Epilepsy and Social Security Disability -Why You're Getting Denied
If you have epilepsy and you've attempted to receive Social Security disability, you may know by now it's really hard to receive benefits.
In fact, unless you're meeting Social Security Medical Listing 11.02 for your epilepsy, it's likely you've been denied numerous times -if you have continued to pursue your claim and just didn't give up.
Let's start with Medical Listing 11.02:
Basically, you've got to have grand mal/tonic-clonic seizures for at least once a month for 3 consecutive months even with medication, or have experienced dyscognitive seizures at least once every 2 weeks for at least 3 consecutive months and those have severely interrupted your ability to function physically, understand information, interact with others, concentrate or take care of oneself.
The biggest issue is attempting to meet a medical listing, is that most, if not all people, don't go to the hospital every time they have a seizure. In other words, most of the time medical documentation is missing to help meet the above medical listing.
If that's the case, then the Social Security Administration (SSA) then turns to determining how your seizures affect your ability to perform daily tasks and complete basic work activities. -This can be a very large hurdle to overcome to convince SSA your seizures are so severe you are unable to hold down a job.
If you just have epilepsy and no other impairments, here's some things that can help you win your case:
1. Make sure you are documenting the seizures. Not only by someone close to you witnessing them and keeping a log, but also going to the hospital and getting tested and medically documenting them. This is probably the most important thing you can do to win your case. You have to have medical documentation of the frequency of the seizures. Of course, it seems trivial to keep going to the doctor when he or she has told you there is nothing that can be done, but what you're doing is making a medical record of their frequency and intensity.
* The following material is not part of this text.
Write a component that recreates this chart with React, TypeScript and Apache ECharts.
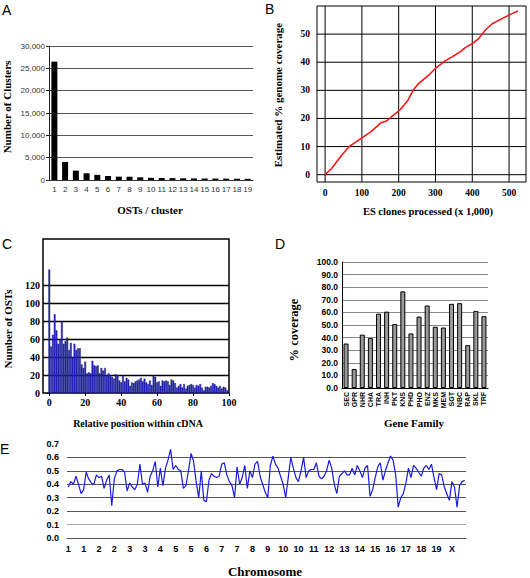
import React, { useEffect, useRef } from 'react';
import * as echarts from 'echarts';

// ---------- Panel A ----------
const A_CATS = ['1','2','3','4','5','6','7','8','9','10','11','12','13','14','15','16','17','18','19'];
const A_VALUES = [26500, 4050, 2100, 1500, 1150, 900, 750, 700, 600, 480, 450, 420, 380, 350, 330, 320, 300, 280, 270];

// ---------- Panel B ----------
const B_X = [0, 17, 46, 67, 99, 126, 152, 167, 185, 204, 225, 240, 254, 281, 299, 326, 345, 367, 381, 404, 417, 435, 454, 481, 508, 524];
const B_Y = [0, 2.1, 7.1, 10.2, 13.0, 15.4, 18.5, 19.1, 21.1, 23.1, 26.5, 30.2, 32.4, 35.3, 37.7, 40.5, 41.9, 43.7, 45.2, 47.0, 48.4, 51.4, 53.7, 55.5, 57.3, 58.2];
const B_XTICKS = [0, 100, 200, 300, 400, 500];
const B_YTICKS = [0, 10, 20, 30, 40, 50];
const B_XRANGE = [-22, 546];
const B_YRANGE = [-2.6, 60];

// ---------- Panel C ----------
const C_VALUES = [
  138, 52, 65, 88, 70, 55, 60, 80, 55, 58,
  62, 48, 56, 40, 55, 48, 50, 50, 32, 28,
  35, 22, 23, 22, 36, 31, 30, 31, 22, 28,
  25, 28, 20, 22, 20, 18, 16, 21, 20, 14,
  12, 20, 13, 17, 15, 8, 12, 11, 13, 14,
  15, 17, 13, 16, 12, 10, 14, 9, 20, 18,
  12, 13, 8, 14, 13, 14, 13, 9, 15, 14,
  11, 6, 8, 10, 6, 10, 5, 8, 9, 10,
  9, 6, 9, 8, 10, 6, 3, 7, 7, 6,
  8, 11, 10, 8, 6, 8, 5, 7, 6, 3,
];
const C_XTICKS = [0, 20, 40, 60, 80, 100];
const C_YTICKS = [0, 20, 40, 60, 80, 100, 120];
const C_GRID = [20, 40, 60, 80, 100, 120];

// ---------- Panel D ----------
const D_CATS = ['SEC','GPR','NHR','CHA','TRA','INH','PKT','KNS','PHD','PHO','ENZ','MKS','MEM','SGT','NBC','RAP','SKL','TRF'];
const D_VALUES = [35.3, 15.0, 42.3, 39.6, 59.0, 60.6, 50.7, 76.7, 43.3, 56.7, 65.5, 48.6, 48.0, 66.8, 67.3, 34.0, 61.2, 57.0];

// ---------- Panel E ----------
const CHROM_LABELS = ['1','1','2','2','3','3','4','5','5','6','7','7','8','9','10','10','11','12','13','14','15','16','17','18','19','X'];
const E_VALUES = [
  0.38, 0.42, 0.40, 0.46, 0.40, 0.33, 0.36, 0.49, 0.44, 0.41,
  0.40, 0.47, 0.45, 0.46, 0.37, 0.43, 0.47, 0.24, 0.44, 0.50,
  0.51, 0.51, 0.49, 0.35, 0.41, 0.38, 0.36, 0.40, 0.55, 0.40,
  0.41, 0.34, 0.46, 0.50, 0.57, 0.38, 0.52, 0.39, 0.52, 0.58,
  0.66, 0.51, 0.54, 0.51, 0.50, 0.37, 0.39, 0.50, 0.63, 0.57,
  0.42, 0.30, 0.50, 0.28, 0.27, 0.43, 0.48, 0.46, 0.45, 0.46,
  0.55, 0.56, 0.47, 0.42, 0.39, 0.30, 0.53, 0.40, 0.45, 0.54,
  0.37, 0.50, 0.45, 0.55, 0.57, 0.46, 0.40, 0.34, 0.30, 0.54,
  0.61, 0.55, 0.52, 0.46, 0.40, 0.30, 0.45, 0.60, 0.52, 0.45,
  0.42, 0.50, 0.60, 0.45, 0.50, 0.51, 0.51, 0.56, 0.46, 0.44,
  0.46, 0.50, 0.58, 0.52, 0.40, 0.33, 0.46, 0.48, 0.50, 0.47,
  0.47, 0.52, 0.47, 0.54, 0.50, 0.45, 0.52, 0.54, 0.31, 0.36,
  0.45, 0.53, 0.56, 0.43, 0.50, 0.56, 0.61, 0.58, 0.47, 0.23,
  0.30, 0.33, 0.41, 0.52, 0.45, 0.54, 0.52, 0.49, 0.46, 0.52,
  0.54, 0.51, 0.55, 0.45, 0.36, 0.48, 0.47, 0.38, 0.33, 0.28,
  0.42, 0.38, 0.23, 0.39, 0.42, 0.43,
];

const SERIF = '"Liberation Serif", "Times New Roman", serif';
const SANS = '"Liberation Sans", Arial, sans-serif';

function htext(x: number, y: number, text: string, font: string) {
  return { type: 'text', x, y, style: { text, font, fill: '#000', align: 'center', verticalAlign: 'middle' } };
}
function vtext(x: number, y: number, text: string, font: string) {
  return { type: 'text', x, y, rotation: Math.PI / 2, style: { text, font, fill: '#000', align: 'center', verticalAlign: 'middle' } };
}
function letter(x: number, y: number, text: string) {
  return { type: 'text', x, y, style: { text, font: `14px ${SANS}`, fill: '#000', align: 'left', verticalAlign: 'top' } };
}

const gridSeries = (xi: number, pts: number[][]) => ({
  type: 'line', xAxisIndex: xi, yAxisIndex: xi, data: pts, symbol: 'none', silent: true, z: 1,
  lineStyle: { color: '#000', width: 1 }, emphasis: { disabled: true },
});

export default function App() {
  const ref = useRef<HTMLDivElement>(null);
  useEffect(() => {
    if (!ref.current) return;
    const chart = echarts.init(ref.current, undefined, { renderer: 'svg' });
    const serifBold = (size: number) => ({ fontFamily: SERIF, fontWeight: 'bold', fontSize: size, color: '#000' });
    const sansBold = (size: number) => ({ fontFamily: SANS, fontWeight: 'bold', fontSize: size, color: '#000' });

    const option: any = {
      animation: false,
      backgroundColor: '#fff',
      grid: [
        { left: 49, top: 46, width: 204, height: 134 },
        { left: 317, top: 6, width: 209, height: 176, show: true, borderColor: '#000', borderWidth: 1 },
        { left: 43, top: 239, width: 186, height: 154, show: true, borderColor: '#000', borderWidth: 1.5 },
        { left: 342, top: 262, width: 146, height: 126 },
        { left: 67, top: 444, width: 399, height: 94 },
      ],
      xAxis: [
        {
          gridIndex: 0, type: 'category', data: A_CATS,
          axisLine: { lineStyle: { color: '#333' } },
          axisTick: { length: 3, lineStyle: { color: '#333' } },
          axisLabel: { interval: 0, fontFamily: SANS, fontSize: 8, color: '#333', margin: 5 },
        },
        {
          gridIndex: 1, type: 'value', min: B_XRANGE[0], max: B_XRANGE[1], splitNumber: 5,
          axisLine: { show: false },
          axisTick: { show: false },
          splitLine: { show: false },
          axisLabel: {
            ...serifBold(9.5), margin: 6, showMinLabel: false, showMaxLabel: false,
            formatter: (v: number) => (B_XTICKS.includes(v) ? String(v) : ''),
          },
        },
        {
          gridIndex: 2, type: 'value', min: -3.5, max: 100,
          axisLine: { show: false },
          axisTick: { show: true, length: 3, customValues: C_XTICKS, lineStyle: { color: '#000' } },
          splitLine: { show: false },
          axisLabel: { customValues: C_XTICKS, ...serifBold(10), margin: 4 },
        },
        {
          gridIndex: 3, type: 'category', data: D_CATS,
          axisLine: { lineStyle: { color: '#000' } },
          axisTick: { show: false },
          axisLabel: { interval: 0, rotate: 90, ...sansBold(7), margin: 4 },
        },
        {
          gridIndex: 4, type: 'category', data: E_VALUES.map((_, i) => String(i)),
          axisLine: { lineStyle: { color: '#555' } },
          axisTick: { interval: 0, length: 3, lineStyle: { color: '#555' } },
          axisLabel: {
            interval: 5, ...sansBold(9), margin: 6,
            formatter: (_v: string, idx: number) => CHROM_LABELS[Math.round(idx / 6)] ?? '',
          },
        },
      ],
      yAxis: [
        {
          gridIndex: 0, type: 'value', min: 0, max: 30000, interval: 5000,
          axisLine: { show: true, lineStyle: { color: '#222' } },
          axisTick: { show: true, length: 3, lineStyle: { color: '#222' } },
          splitLine: { lineStyle: { color: '#555', width: 1 } },
          axisLabel: { fontFamily: SANS, fontSize: 8, color: '#333', margin: 4, formatter: (v: number) => v.toLocaleString('en-US') },
        },
        {
          gridIndex: 1, type: 'value', min: B_YRANGE[0], max: B_YRANGE[1], splitNumber: 5,
          axisLine: { show: false },
          axisTick: { show: false },
          splitLine: { show: false },
          axisLabel: {
            ...serifBold(9.5), margin: 7, showMinLabel: false, showMaxLabel: false,
            formatter: (v: number) => (B_YTICKS.includes(v) ? String(v) : ''),
          },
        },
        {
          gridIndex: 2, type: 'value', min: 0, max: 172,
          axisLine: { show: false },
          axisTick: { show: true, length: 3, customValues: C_YTICKS, lineStyle: { color: '#000' } },
          splitLine: { show: false },
          axisLabel: { customValues: C_YTICKS, ...serifBold(10), margin: 3 },
        },
        {
          gridIndex: 3, type: 'value', min: 0, max: 100, interval: 10,
          axisLine: { show: true, lineStyle: { color: '#000' } },
          axisTick: { show: false },
          splitLine: { lineStyle: { color: '#888', width: 1 } },
          axisLabel: { ...sansBold(8.5), margin: 4, formatter: (v: number) => v.toFixed(1) },
        },
        {
          gridIndex: 4, type: 'value', min: 0, max: 0.7, interval: 0.1,
          axisLine: { show: false },
          axisTick: { show: false },
          splitLine: { showMinLine: false, showMaxLine: false, lineStyle: { color: ['#aaa', '#555', '#555', '#555', '#555', '#555'], width: 1 } },
          axisLabel: { ...sansBold(9), margin: 8, formatter: (v: number) => v.toFixed(1) },
        },
      ],
      series: [
        {
          type: 'bar', xAxisIndex: 0, yAxisIndex: 0, data: A_VALUES, barWidth: 6,
          itemStyle: { color: '#000' },
        },
        ...B_XTICKS.map((x) => gridSeries(1, [[x, B_YRANGE[0]], [x, B_YRANGE[1]]])),
        ...B_YTICKS.map((y) => gridSeries(1, [[B_XRANGE[0], y], [B_XRANGE[1], y]])),
        {
          type: 'line', xAxisIndex: 1, yAxisIndex: 1, z: 3,
          data: B_X.map((x, i) => [x, B_Y[i]]),
          symbol: 'none', lineStyle: { color: '#ff1010', width: 1.5 },
        },
        {
          type: 'bar', xAxisIndex: 2, yAxisIndex: 2, z: 3,
          data: C_VALUES.map((v, i) => [i, v]), barWidth: 1.8,
          itemStyle: { color: '#2828d8', borderColor: '#15155a', borderWidth: 0.4 },
          markLine: {
            silent: true, z: 1, symbol: ['none', 'none'], label: { show: false },
            lineStyle: { color: '#000', width: 1.3, type: 'solid' },
            data: C_GRID.map((v) => ({ yAxis: v })),
          },
        },
        {
          type: 'bar', xAxisIndex: 3, yAxisIndex: 3, data: D_VALUES, barWidth: 5,
          itemStyle: { color: '#999', borderColor: '#000', borderWidth: 1 },
        },
        {
          type: 'line', xAxisIndex: 4, yAxisIndex: 4, data: E_VALUES,
          symbol: 'none', lineStyle: { color: '#1a1ae6', width: 1.2 },
        },
      ],
      graphic: [
        letter(2, 3, 'A'),
        letter(265, 2, 'B'),
        letter(2, 237, 'C'),
        letter(275, 237, 'D'),
        letter(0, 442, 'E'),
        vtext(7, 107, 'Number of Clusters', `bold 11px ${SERIF}`),
        htext(150, 210, 'OSTs / cluster', `bold 11px ${SERIF}`),
        vtext(278, 95, 'Estimated % genome coverage', `bold 11px ${SERIF}`),
        htext(428, 211, 'ES clones processed (x 1,000)', `bold 10.5px ${SERIF}`),
        vtext(8, 329, 'Number of OSTs', `bold 11px ${SERIF}`),
        htext(138, 423, 'Relative position within cDNA', `bold 10px ${SERIF}`),
        vtext(294, 330, '% coverage', `bold 12.5px ${SERIF}`),
        htext(414, 423, 'Gene Family', `bold 11px ${SERIF}`),
        htext(265, 571, 'Chromosome', `bold 13px ${SERIF}`),
      ],
    };
    chart.setOption(option);
    return () => chart.dispose();
  }, []);
  return <div ref={ref} style={{ position: 'absolute', left: 0, top: 0, width: 530, height: 578 }} />;
}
2. Explain to your doctor and have him or her document what kind of limitations these seizures have on your ability to concentrate, stay on task, complete tasks, take care of yourself or others, drive, clean the house, cook for yourself, etc. By documenting these limitations, these translate to your ability (or inability) to perform basic work activities out in the workforce. For example, if you've attempted to work and you're having seizures during the day, then this can show you're unable to stay on task and complete projects at work. This helps reduce what kind of work you can perform, if you can do any job at all.
3. Make sure your doctor has gone so far as to revoke your driving privileges. This shows that your seizures are too frequent to allow you to drive and you are a danger to yourself and others behind the wheel. SSA will look at this to see if you are still able to drive.
4. Get a letter from your past employer(s) stating you were terminated because of your seizure activity. Also, have them document what they witnessed when you had a seizure.
5. Keep getting medical treatment. I can't say this enough. It is extremely important you continue to get CT scans and update your medical records. Large gaps in medical treatment can sabotage your chances of being approved. You must have consistent medical evidence.
Epilepsy is a strange impairment when it comes to Social Security disability. On the surface, it seems almost a given that someone is unable to work if they are having seizures daily or a couple of times per week. People often urinate on themselves, lose consciousness for extended periods of time, take a very long time to recover, require multiple rest breaks throughout the day, etc. These are all things that certainly could keep someone from working.
However, SSA is very hard to convince when it comes to just having epilepsy. I've been before judges in the past that believed someone could have a seizure in the morning and again at night and still be able to go to work in between. Unbelievable as it may sound, this is more common than the exception. If you do file for Social Security disability and are alleging only epilepsy, then be prepared to get denied and have to appeal and keep appealing your case.
Last thing, be absolutely sure your impairment truly is epilepsy. There are many things that can cause a seizure. Even stress alone can cause consistent seizures. If your doctor is listing your seizure activity as something other than epilepsy, you're going to need to do something about this. Seizure activity, without some other kind of impairment, is not going to be enough to be successful on your Social Security disability case.